Technical Name: Femoro-acetabular Impingement (FAI)
AKA Name: Hip impingement
In the normal ball and socket hip joint the smooth surfaces should move without causing pain or damage. In some individuals the ball or the socket can be shaped abnormally which can result in damage to the hip joint itself or surrounding tissues that can therefore cause pain during movement.
What is impingement?
During the development of the hip joint in some individuals the ball forms with a slight flattening resulting in a ‘bump’ at the edge of the ball and in others there is an over growth of bone at the rim of the socket. In either of these situations there is a subtle mismatch in the congruency of the ball and socket joint and results in some rubbing together of bone and tissue at the front of the hip. Surrounding the edge of the socket is a structure called the ‘labrum’ that acts like a washer to help stabilize the ball in the socket.
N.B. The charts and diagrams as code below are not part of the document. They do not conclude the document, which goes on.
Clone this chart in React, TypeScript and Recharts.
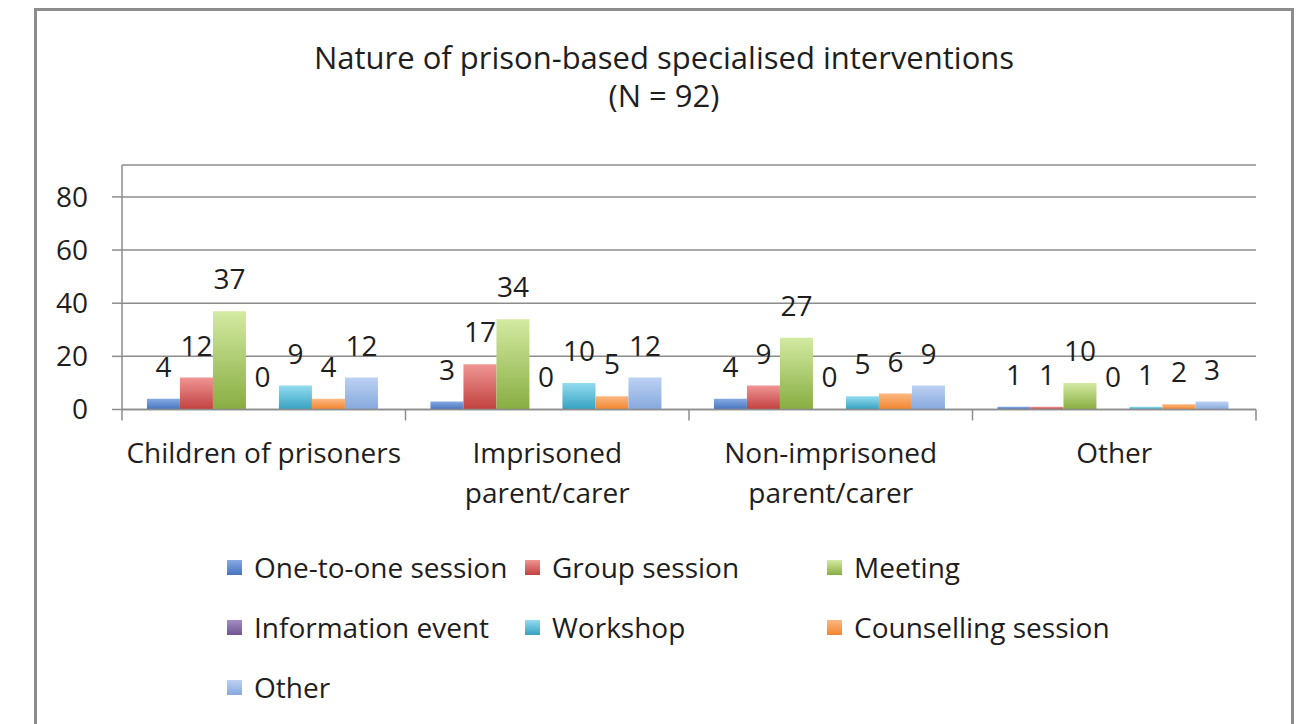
import React from 'react';
import { BarChart, Bar, XAxis, YAxis, CartesianGrid, LabelList, Legend } from 'recharts';

const categories = ['Children of prisoners', 'Imprisoned parent/carer', 'Non-imprisoned parent/carer', 'Other'];
const seriesNames = [
  'One-to-one session',
  'Group session',
  'Meeting',
  'Information event',
  'Workshop',
  'Counselling session',
  'Other',
];
const oneToOne = [4, 3, 4, 1];
const groupSession = [12, 17, 9, 1];
const meeting = [37, 34, 27, 10];
const informationEvent = [0, 0, 0, 0];
const workshop = [9, 10, 5, 1];
const counselling = [4, 5, 6, 2];
const otherType = [12, 12, 9, 3];
const yTicks = [0, 20, 40, 60, 80];

const FONT = '"Open Sans", "DejaVu Sans", sans-serif';
const AXIS_GRAY = '#8c8c8c';
const TEXT = '#1e1e1e';

// top / bottom of each bar gradient, in series order
const SERIES_STYLE = [
  { top: '#86a9e2', bottom: '#4675bd' },
  { top: '#ef9594', bottom: '#c1413f' },
  { top: '#d3eaa2', bottom: '#88ad41' },
  { top: '#a58dc4', bottom: '#6f5592' },
  { top: '#93dcf0', bottom: '#36a1c0' },
  { top: '#fcb882', bottom: '#f1852f' },
  { top: '#bcd1f2', bottom: '#86a8dd' },
];

const seriesValues = [oneToOne, groupSession, meeting, informationEvent, workshop, counselling, otherType];

const data = categories.map((name, i) => {
  const row: Record<string, string | number> = { name };
  seriesValues.forEach((vals, s) => {
    row[`s${s}`] = vals[i];
  });
  return row;
});

const wrapLabel = (text: string): string[] => {
  if (text.length <= 21) return [text];
  const cut = text.lastIndexOf(' ');
  return [text.slice(0, cut), text.slice(cut + 1)];
};

const CategoryTick = (props: any) => {
  const { x, y, payload, index, visibleTicksCount } = props;
  const half = payload.offset || 141.75;
  const lines = wrapLabel(String(payload.value));
  const isLast = index === visibleTicksCount - 1;
  return (
    <g>
      <line x1={x - half} x2={x - half} y1={y} y2={y + 11} stroke={AXIS_GRAY} strokeWidth={1.5} />
      {isLast && <line x1={x + half} x2={x + half} y1={y} y2={y + 11} stroke={AXIS_GRAY} strokeWidth={1.5} />}
      <text x={x} y={y} textAnchor="middle" fill={TEXT} fontSize={28} fontFamily={FONT}>
        {lines.map((line, i) => (
          <tspan key={i} x={x} y={y + 53 + i * 40}>
            {line}
          </tspan>
        ))}
      </text>
    </g>
  );
};

const LEGEND_COLS = [227, 525, 827];
const LEGEND_ROWS = [567, 627, 687];

const renderLegend = () => (
  <div style={{ position: 'relative', width: 1297, height: 200 }}>
    {seriesNames.map((name, i) => {
      const col = i % 3;
      const row = Math.floor(i / 3);
      const st = SERIES_STYLE[i];
      return (
        <div
          key={name + i}
          style={{
            position: 'absolute',
            left: LEGEND_COLS[col],
            top: LEGEND_ROWS[row] - 540 - 18,
            height: 36,
            display: 'flex',
            alignItems: 'center',
            whiteSpace: 'nowrap',
            fontFamily: FONT,
            fontSize: 28,
            color: TEXT,
          }}
        >
          <span
            style={{
              display: 'inline-block',
              width: 15,
              height: 15,
              marginRight: 12,
              background: `linear-gradient(${st.top}, ${st.bottom})`,
            }}
          />
          {name}
        </div>
      );
    })}
  </div>
);

export default function App() {
  return (
    <div>
      <div
        style={{
          position: 'absolute',
          left: 34,
          top: 8,
          width: 1260,
          height: 730,
          border: `3px solid ${AXIS_GRAY}`,
          boxSizing: 'border-box',
          background: '#fff',
        }}
      />
      <div
        style={{
          position: 'absolute',
          left: 34,
          top: 38,
          width: 1260,
          textAlign: 'center',
          fontFamily: FONT,
          fontSize: 31,
          lineHeight: '38px',
          color: TEXT,
        }}
      >
        Nature of prison-based specialised interventions
        <br />
        (N = 92)
      </div>
      <div style={{ position: 'absolute', left: 0, top: 0 }}>
        <BarChart
          width={1297}
          height={724}
          data={data}
          margin={{ top: 165, right: 41, bottom: 284.5, left: 62 }}
          barCategoryGap="8.8%"
          barGap={0}
        >
          <defs>
            {SERIES_STYLE.map((st, i) => (
              <linearGradient key={i} id={`grad${i}`} x1="0" y1="0" x2="0" y2="1">
                <stop offset="0%" stopColor={st.top} />
                <stop offset="100%" stopColor={st.bottom} />
              </linearGradient>
            ))}
          </defs>
          <CartesianGrid vertical={false} stroke={AXIS_GRAY} strokeWidth={1.5} />
          <XAxis
            dataKey="name"
            height={30}
            tickSize={0}
            tickMargin={0}
            axisLine={{ stroke: AXIS_GRAY, strokeWidth: 1.5 }}
            tick={<CategoryTick />}
            interval={0}
          />
          <YAxis
            width={60}
            domain={[0, 92]}
            ticks={yTicks}
            allowDataOverflow
            tickSize={10}
            tickMargin={24}
            axisLine={{ stroke: AXIS_GRAY, strokeWidth: 1.5 }}
            tickLine={{ stroke: AXIS_GRAY, strokeWidth: 1.5 }}
            tick={{ fill: TEXT, fontSize: 28, fontFamily: FONT }}
          />
          <Legend
            layout="horizontal"
            verticalAlign="middle"
            align="center"
            content={renderLegend}
            wrapperStyle={{ top: 540, left: 0, width: 1297, height: 200 }}
          />
          {seriesNames.map((name, i) => (
            <Bar
              key={i}
              dataKey={`s${i}`}
              name={name}
              fill={`url(#grad${i})`}
              minPointSize={0.01}
              isAnimationActive={false}
            >
              <LabelList
                dataKey={`s${i}`}
                position="top"
                offset={22}
                fill={TEXT}
                fontSize={28}
                fontFamily={FONT}
              />
            </Bar>
          ))}
        </BarChart>
      </div>
    </div>
  );
}
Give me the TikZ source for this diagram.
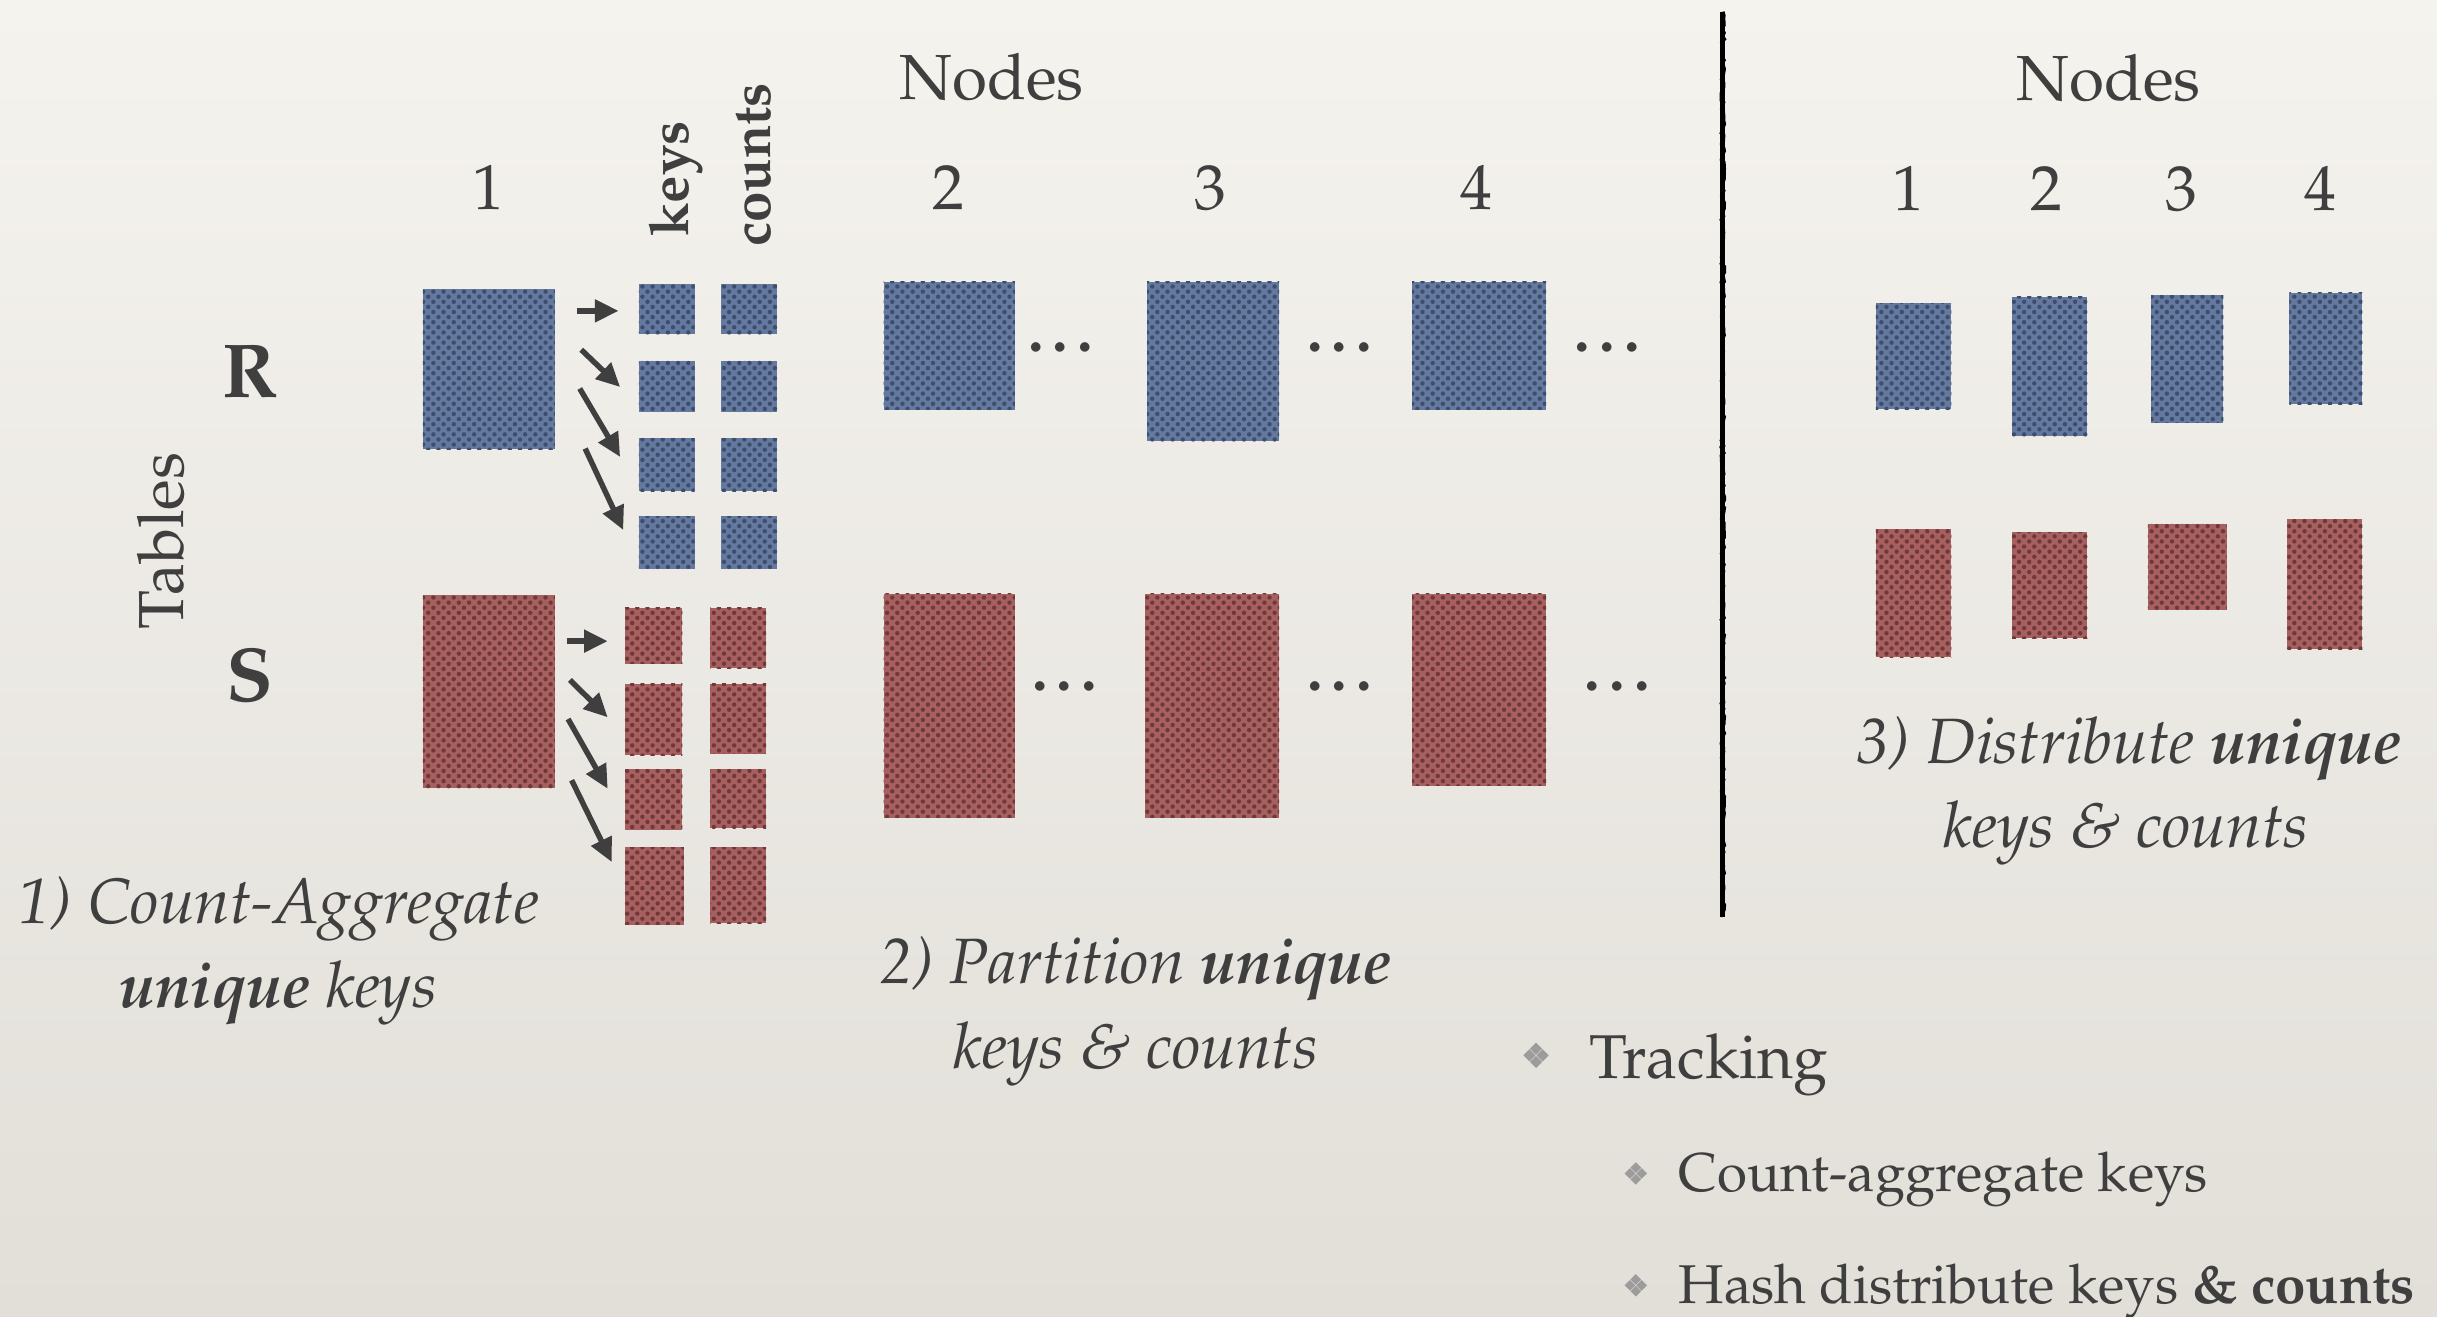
\documentclass[tikz,border=0pt]{standalone}
\usepackage[T1]{fontenc}
\usepackage{mathpazo}
\usetikzlibrary{arrows.meta,patterns,fit,calc,decorations.pathmorphing}

\definecolor{ink}{HTML}{3F3F3F}
\definecolor{bgtop}{HTML}{F5F3EE}
\definecolor{bgbot}{HTML}{E2DFD9}
\definecolor{rblue}{HTML}{6479A0}
\definecolor{rbluedk}{HTML}{3E4D6B}
\definecolor{sred}{HTML}{A85F5F}
\definecolor{sreddk}{HTML}{6E3939}
\definecolor{bulletgray}{HTML}{9C9C9C}

% fine woven dot texture for the table blocks
\pgfdeclarepatternformonly{weavedots}{\pgfqpoint{-1pt}{-1pt}}{\pgfqpoint{4pt}{4pt}}{\pgfqpoint{2.8pt}{2.8pt}}{%
  \pgfpathcircle{\pgfqpoint{0pt}{0pt}}{0.6pt}%
  \pgfpathcircle{\pgfqpoint{1.4pt}{1.4pt}}{0.6pt}%
  \pgfusepath{fill}%
}

\begin{document}
\begin{tikzpicture}[x=0.015cm, y=-0.015cm,
  blk/.style={inner sep=0pt, outer sep=0pt, draw=none},
  rbox/.style={blk, fill=rblue, postaction={pattern=weavedots, pattern color=rbluedk}},
  sbox/.style={blk, fill=sred, postaction={pattern=weavedots, pattern color=sreddk}},
  txt/.style={text=ink, inner sep=0pt, outer sep=0pt, anchor=base},
  title/.style={txt, font=\fontsize{17.5}{21}\selectfont},
  tblname/.style={txt, font=\fontsize{21}{25}\selectfont\bfseries},
  colhead/.style={txt, font=\fontsize{15}{18}\selectfont\bfseries, rotate=90},
  caption/.style={txt, font=\fontsize{17.6}{21}\selectfont\itshape},
  bulletline/.style={txt, anchor=base west, font=\fontsize{17}{21}\selectfont},
  subbullet/.style={txt, anchor=base west, font=\fontsize{15}{19}\selectfont},
  ellip/.style={txt, anchor=center, font=\fontsize{17}{21}\selectfont\bfseries},
  arr/.style={draw=ink, line width=1.5pt, -{Triangle[length=6.5pt, width=6pt]}},
  pics/fleuron/.style={code={
    \foreach \cx/\cy in {1/0,-1/0,0/1,0/-1}{
      \fill[bulletgray] (\cx*#1*0.5,\cy*#1*0.5) ++(#1*0.46,0) -- ++(-#1*0.46,#1*0.46)
        -- ++(-#1*0.46,-#1*0.46) -- ++(#1*0.46,-#1*0.46) -- cycle;
    }
  }}
]
% paper background
\shade[top color=bgtop, bottom color=bgbot] (0,0) rectangle (1568,847);
\useasboundingbox (0,0) rectangle (1568,847);

% ---------- headings ----------
\node[title] (nodesL) at (638,64) {Nodes};
\node[title] (hd1) at (314,135) {1};
\node[title] (hd2) at (610,135) {2};
\node[title] (hd3) at (779,135) {3};
\node[title] (hd4) at (950,135) {4};
\node[title, rotate=90] (tables) at (118,348) {Tables};
\node[tblname] (labR) at (161,255.6) {R};
\node[tblname] (labS) at (161,451.5) {S};
\node[colhead] (keyshead) at (442.7,115) {keys};
\node[colhead] (countshead) at (495.6,106) {counts};

% ---------- node 1: full tables ----------
\node[rbox, fit={(272,186) (357,289)}] (rbig) {};
\node[sbox, fit={(272,383) (357,507)}] (sbig) {};

% ---------- node 1: aggregated keys / counts ----------
\node[rbox, fit={(411,183) (447,215)}] (rk1) {};
\node[rbox, fit={(411,232) (447,265)}] (rk2) {};
\node[rbox, fit={(411,282) (447,316)}] (rk3) {};
\node[rbox, fit={(411,332) (447,366)}] (rk4) {};
\node[rbox, fit={(464,183) (500,215)}] (rc1) {};
\node[rbox, fit={(464,232) (500,265)}] (rc2) {};
\node[rbox, fit={(464,282) (500,316)}] (rc3) {};
\node[rbox, fit={(464,332) (500,366)}] (rc4) {};

\node[sbox, fit={(402,391) (439,427)}] (sk1) {};
\node[sbox, fit={(402,440) (439,486)}] (sk2) {};
\node[sbox, fit={(402,495) (439,534)}] (sk3) {};
\node[sbox, fit={(402,545) (440,595)}] (sk4) {};
\node[sbox, fit={(457,391) (493,430)}] (sc1) {};
\node[sbox, fit={(457,440) (493,485)}] (sc2) {};
\node[sbox, fit={(457,495) (493,533)}] (sc3) {};
\node[sbox, fit={(457,545) (493,594)}] (sc4) {};

% aggregation arrows
\coordinate (ra1) at (371,200);
\coordinate (ra2) at (374,225);
\coordinate (ra3) at (373,250);
\coordinate (ra4) at (376.5,288.6);
\coordinate (sa1) at (364.6,412.5);
\coordinate (sa2) at (366.7,437.5);
\coordinate (sa3) at (365.5,462.6);
\coordinate (sa4) at (367.8,502);
\draw[arr] (ra1) -- ($(rk1.west)+(-13,1)$);
\draw[arr] (ra2) -- ($(rk2.west)+(-12,0.5)$);
\draw[arr] (ra3) -- ($(rk3.west)+(-12,-5)$);
\draw[arr] (ra4) -- ($(rk4.west)+(-10,-8)$);
\draw[arr] (sa1) -- ($(sk1.west)+(-11,3.5)$);
\draw[arr] (sa2) -- ($(sk2.west)+(-11,-1.5)$);
\draw[arr] (sa3) -- ($(sk3.west)+(-11,-7)$);
\draw[arr] (sa4) -- ($(sk4.west)+(-8.4,-15.4)$);

% ---------- nodes 2..4: partitions ----------
\node[rbox, fit={(568.6,181.3) (653,263.5)}] (rp2) {};
\node[rbox, fit={(738,181.3) (823,284)}] (rp3) {};
\node[rbox, fit={(908.6,181.3) (994.8,263.5)}] (rp4) {};
\node[sbox, fit={(568.6,382) (653,526)}] (sp2) {};
\node[sbox, fit={(737,382) (823,526)}] (sp3) {};
\node[sbox, fit={(908.6,382) (994.8,505.6)}] (sp4) {};

\node[ellip] (rdots2) at (685.5,223.6) {\textellipsis};
\node[ellip] (rdots3) at (865,223.6) {\textellipsis};
\node[ellip] (rdots4) at (1037,223.6) {\textellipsis};
\node[ellip] (sdots2) at (688,441.5) {\textellipsis};
\node[ellip] (sdots3) at (865,441.5) {\textellipsis};
\node[ellip] (sdots4) at (1043.5,441.5) {\textellipsis};

% ---------- captions ----------
\node[caption, anchor=base west] (cap1a) at (12,594) {1) Count-Aggregate};
\node[caption] (cap1b) at (179,648) {\textbf{unique} keys};
\node[caption] (cap2a) at (731,632.6) {2) Partition \textbf{unique}};
\node[caption] (cap2b) at (731,687.3) {keys \& counts};

% ---------- separator ----------
\coordinate (sepTop) at (1108.5,7.5);
\coordinate (sepBot) at (1108.5,590);
\draw[black, line width=1.3pt] (sepTop) -- (sepBot);
\draw[black, line width=0.9pt, decorate,
      decoration={random steps, segment length=1.1pt, amplitude=0.45pt}] (sepTop) -- (sepBot);

% ---------- right panel: distributed keys & counts ----------
\node[title] (nodesR) at (1356.8,64.6) {Nodes};
\node[title] (hr1) at (1228,135.5) {1};
\node[title] (hr2) at (1316.6,135.5) {2};
\node[title] (hr3) at (1403.8,135.5) {3};
\node[title] (hr4) at (1492.7,135.5) {4};

\node[rbox, fit={(1207,195) (1255.6,263.4)}] (rd1) {};
\node[rbox, fit={(1294.6,191) (1343,280.7)}] (rd2) {};
\node[rbox, fit={(1384,190) (1430.6,271.9)}] (rd3) {};
\node[rbox, fit={(1473,188.4) (1520,260)}] (rd4) {};
\node[sbox, fit={(1207,340.5) (1255.6,423)}] (sd1) {};
\node[sbox, fit={(1294.6,342.4) (1343,410.7)}] (sd2) {};
\node[sbox, fit={(1382,337) (1432.6,392.3)}] (sd3) {};
\node[sbox, fit={(1471.6,334) (1520,417.8)}] (sd4) {};

\node[caption] (cap3a) at (1370,491) {3) Distribute \textbf{unique}};
\node[caption] (cap3b) at (1368,545) {keys \& counts};

% ---------- bullet list ----------
\pic at (988.3,679) {fleuron=8.5};
\node[bulletline] (trk) at (1023,694) {Tracking};
\pic at (1052.5,755) {fleuron=7.5};
\node[subbullet] (trk1) at (1080,766.7) {Count-aggregate keys};
\pic at (1052.5,827) {fleuron=7.5};
\node[subbullet] (trk2) at (1080,838.6) {Hash distribute keys \textbf{\& counts}};
\end{tikzpicture}
\end{document}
Rubbing together of the ‘bony bump’ on this labrum can cause damage or a ‘tear’ that then generates pain and discomfort with movements of the hip.
There are two types of impingement that in some patients can co-exist:
- Cam impingement – is where there is a subtle ‘bump’ on the ball (femoral head) which results in it not moving smoothly into the socket during movement. This then can cause damage to the labrum and cartilage within the socket.
- Pincer impingement – is where there is an overgrowth of bone from the superior rim of the socket (acetabulum) that again can cause excessive pressure and damage on the labrum of the hip socket.
What are the symptoms?
Patients often describe pain at the front of the hip and in the groin especially with movements including bending (flexing) and twisting. As symptoms progress then you may find increasing difficulty in undertaking exercise such as cycling and certain swimming stokes. Some patients experience the pain when sitting for long periods of time where others find it worse when standing or twisting.
How is it diagnosed?
A detailed history is important in helping move towards the diagnosis of FAI. Investigations normally start with an X-ray of the hips to look for any abnormality of the bones around the hip joint. To investigate the soft tissue structures further it is common to then undergo an MRI scan sometimes with an injection of a dye into the hip joint to highlight the structures around the hip joint itself. The MRI scan gives much more detail about the labrum, cartilage and soft tissue structures around the hip joint.
How is it treated?
- Non-operative treatment – this approach is successful in a large number of cases that starts with oral analgesia and a targeted physiotherapy rehabilitation regime. If the symptoms persist then an injection into the hip joint can help improve things.
- Operative treatment – if non-operative treatment has failed to improve symptoms significantly then the option of keyhole (arthroscopic) surgery may be discussed with you. This is carried out through small incisions around the hip to repair or re-shape the labrum that is damaged and in some cases re-shape the bone around the femoral head (ball).